- Given material:
---

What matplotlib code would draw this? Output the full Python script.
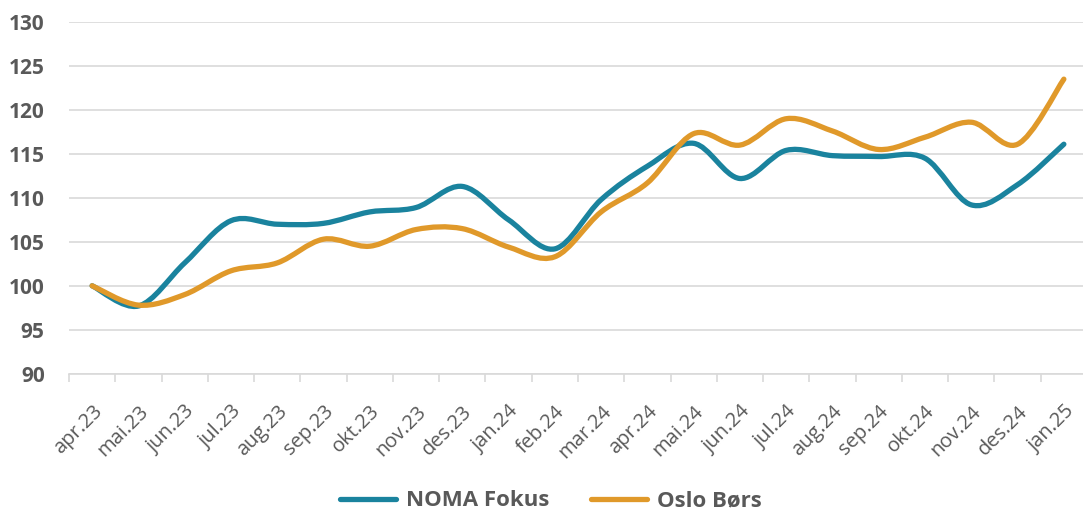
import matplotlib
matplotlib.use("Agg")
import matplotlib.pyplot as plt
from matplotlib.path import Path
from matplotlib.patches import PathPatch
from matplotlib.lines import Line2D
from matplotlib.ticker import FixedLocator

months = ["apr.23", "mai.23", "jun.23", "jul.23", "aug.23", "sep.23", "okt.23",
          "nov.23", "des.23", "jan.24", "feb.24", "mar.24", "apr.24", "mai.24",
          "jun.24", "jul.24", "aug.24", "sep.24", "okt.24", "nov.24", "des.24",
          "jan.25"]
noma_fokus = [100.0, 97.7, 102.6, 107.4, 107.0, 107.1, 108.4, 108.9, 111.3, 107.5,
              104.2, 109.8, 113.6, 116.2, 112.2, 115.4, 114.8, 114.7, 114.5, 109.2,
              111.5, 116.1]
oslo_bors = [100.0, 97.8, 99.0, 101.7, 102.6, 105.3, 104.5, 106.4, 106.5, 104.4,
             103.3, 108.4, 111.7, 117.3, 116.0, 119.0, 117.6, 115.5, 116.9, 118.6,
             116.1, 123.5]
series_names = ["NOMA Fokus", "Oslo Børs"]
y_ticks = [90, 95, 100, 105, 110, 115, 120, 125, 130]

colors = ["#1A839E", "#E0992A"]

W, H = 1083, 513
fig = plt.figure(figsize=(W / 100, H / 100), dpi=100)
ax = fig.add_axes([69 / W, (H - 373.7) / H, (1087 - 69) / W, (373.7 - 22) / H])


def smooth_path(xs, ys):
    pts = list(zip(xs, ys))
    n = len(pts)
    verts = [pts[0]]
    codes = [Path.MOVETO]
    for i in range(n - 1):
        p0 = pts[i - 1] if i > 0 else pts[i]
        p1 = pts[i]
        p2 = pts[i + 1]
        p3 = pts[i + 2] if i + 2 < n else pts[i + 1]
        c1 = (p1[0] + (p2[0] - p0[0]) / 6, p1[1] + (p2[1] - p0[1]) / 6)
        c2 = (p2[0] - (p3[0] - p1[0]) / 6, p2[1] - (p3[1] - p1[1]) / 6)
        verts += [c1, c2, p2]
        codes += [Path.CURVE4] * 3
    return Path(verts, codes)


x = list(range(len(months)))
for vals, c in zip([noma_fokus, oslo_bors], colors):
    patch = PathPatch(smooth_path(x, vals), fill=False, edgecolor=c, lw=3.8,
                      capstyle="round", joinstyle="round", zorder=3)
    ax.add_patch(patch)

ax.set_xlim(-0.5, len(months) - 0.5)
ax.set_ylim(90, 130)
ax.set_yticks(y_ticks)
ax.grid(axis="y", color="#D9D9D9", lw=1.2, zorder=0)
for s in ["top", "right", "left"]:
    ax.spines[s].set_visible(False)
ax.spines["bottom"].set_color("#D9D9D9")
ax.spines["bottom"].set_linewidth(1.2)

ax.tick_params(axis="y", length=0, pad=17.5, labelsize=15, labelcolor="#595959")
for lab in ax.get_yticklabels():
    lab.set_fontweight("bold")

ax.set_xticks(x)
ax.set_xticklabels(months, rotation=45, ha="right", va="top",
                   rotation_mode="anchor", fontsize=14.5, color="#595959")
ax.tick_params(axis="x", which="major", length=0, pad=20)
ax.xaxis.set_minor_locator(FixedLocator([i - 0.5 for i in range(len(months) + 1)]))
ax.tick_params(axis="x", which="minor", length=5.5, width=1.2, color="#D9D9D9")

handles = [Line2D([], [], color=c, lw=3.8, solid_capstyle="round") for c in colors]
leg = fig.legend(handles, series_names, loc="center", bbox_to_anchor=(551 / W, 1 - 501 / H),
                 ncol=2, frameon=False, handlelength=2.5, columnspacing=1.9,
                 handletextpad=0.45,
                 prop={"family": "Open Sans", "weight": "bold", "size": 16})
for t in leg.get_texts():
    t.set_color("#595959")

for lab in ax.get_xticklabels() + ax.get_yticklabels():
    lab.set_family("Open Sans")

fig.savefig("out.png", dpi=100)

---

Copy all the lines of data exactly as they appear, dropping any images.

What matplotlib code would draw this? Output the full Python script.
import matplotlib
matplotlib.use("Agg")
import matplotlib.pyplot as plt
from matplotlib.path import Path
from matplotlib.patches import PathPatch
from matplotlib.lines import Line2D
from matplotlib.ticker import FixedLocator

months = ["apr.23", "mai.23", "jun.23", "jul.23", "aug.23", "sep.23", "okt.23",
          "nov.23", "des.23", "jan.24", "feb.24", "mar.24", "apr.24", "mai.24",
          "jun.24", "jul.24", "aug.24", "sep.24", "okt.24", "nov.24", "des.24",
          "jan.25"]
noma_fokus = [100.0, 97.7, 102.6, 107.4, 107.0, 107.1, 108.4, 108.9, 111.3, 107.5,
              104.2, 109.8, 113.6, 116.2, 112.2, 115.4, 114.8, 114.7, 114.5, 109.2,
              111.5, 116.1]
oslo_bors = [100.0, 97.8, 99.0, 101.7, 102.6, 105.3, 104.5, 106.4, 106.5, 104.4,
             103.3, 108.4, 111.7, 117.3, 116.0, 119.0, 117.6, 115.5, 116.9, 118.6,
             116.1, 123.5]
series_names = ["NOMA Fokus", "Oslo Børs"]
y_ticks = [90, 95, 100, 105, 110, 115, 120, 125, 130]

colors = ["#1A839E", "#E0992A"]

W, H = 1083, 513
fig = plt.figure(figsize=(W / 100, H / 100), dpi=100)
ax = fig.add_axes([69 / W, (H - 373.7) / H, (1087 - 69) / W, (373.7 - 22) / H])


def smooth_path(xs, ys):
    pts = list(zip(xs, ys))
    n = len(pts)
    verts = [pts[0]]
    codes = [Path.MOVETO]
    for i in range(n - 1):
        p0 = pts[i - 1] if i > 0 else pts[i]
        p1 = pts[i]
        p2 = pts[i + 1]
        p3 = pts[i + 2] if i + 2 < n else pts[i + 1]
        c1 = (p1[0] + (p2[0] - p0[0]) / 6, p1[1] + (p2[1] - p0[1]) / 6)
        c2 = (p2[0] - (p3[0] - p1[0]) / 6, p2[1] - (p3[1] - p1[1]) / 6)
        verts += [c1, c2, p2]
        codes += [Path.CURVE4] * 3
    return Path(verts, codes)


x = list(range(len(months)))
for vals, c in zip([noma_fokus, oslo_bors], colors):
    patch = PathPatch(smooth_path(x, vals), fill=False, edgecolor=c, lw=3.8,
                      capstyle="round", joinstyle="round", zorder=3)
    ax.add_patch(patch)

ax.set_xlim(-0.5, len(months) - 0.5)
ax.set_ylim(90, 130)
ax.set_yticks(y_ticks)
ax.grid(axis="y", color="#D9D9D9", lw=1.2, zorder=0)
for s in ["top", "right", "left"]:
    ax.spines[s].set_visible(False)
ax.spines["bottom"].set_color("#D9D9D9")
ax.spines["bottom"].set_linewidth(1.2)

ax.tick_params(axis="y", length=0, pad=17.5, labelsize=15, labelcolor="#595959")
for lab in ax.get_yticklabels():
    lab.set_fontweight("bold")

ax.set_xticks(x)
ax.set_xticklabels(months, rotation=45, ha="right", va="top",
                   rotation_mode="anchor", fontsize=14.5, color="#595959")
ax.tick_params(axis="x", which="major", length=0, pad=20)
ax.xaxis.set_minor_locator(FixedLocator([i - 0.5 for i in range(len(months) + 1)]))
ax.tick_params(axis="x", which="minor", length=5.5, width=1.2, color="#D9D9D9")

handles = [Line2D([], [], color=c, lw=3.8, solid_capstyle="round") for c in colors]
leg = fig.legend(handles, series_names, loc="center", bbox_to_anchor=(551 / W, 1 - 501 / H),
                 ncol=2, frameon=False, handlelength=2.5, columnspacing=1.9,
                 handletextpad=0.45,
                 prop={"family": "Open Sans", "weight": "bold", "size": 16})
for t in leg.get_texts():
    t.set_color("#595959")

for lab in ax.get_xticklabels() + ax.get_yticklabels():
    lab.set_family("Open Sans")

fig.savefig("out.png", dpi=100)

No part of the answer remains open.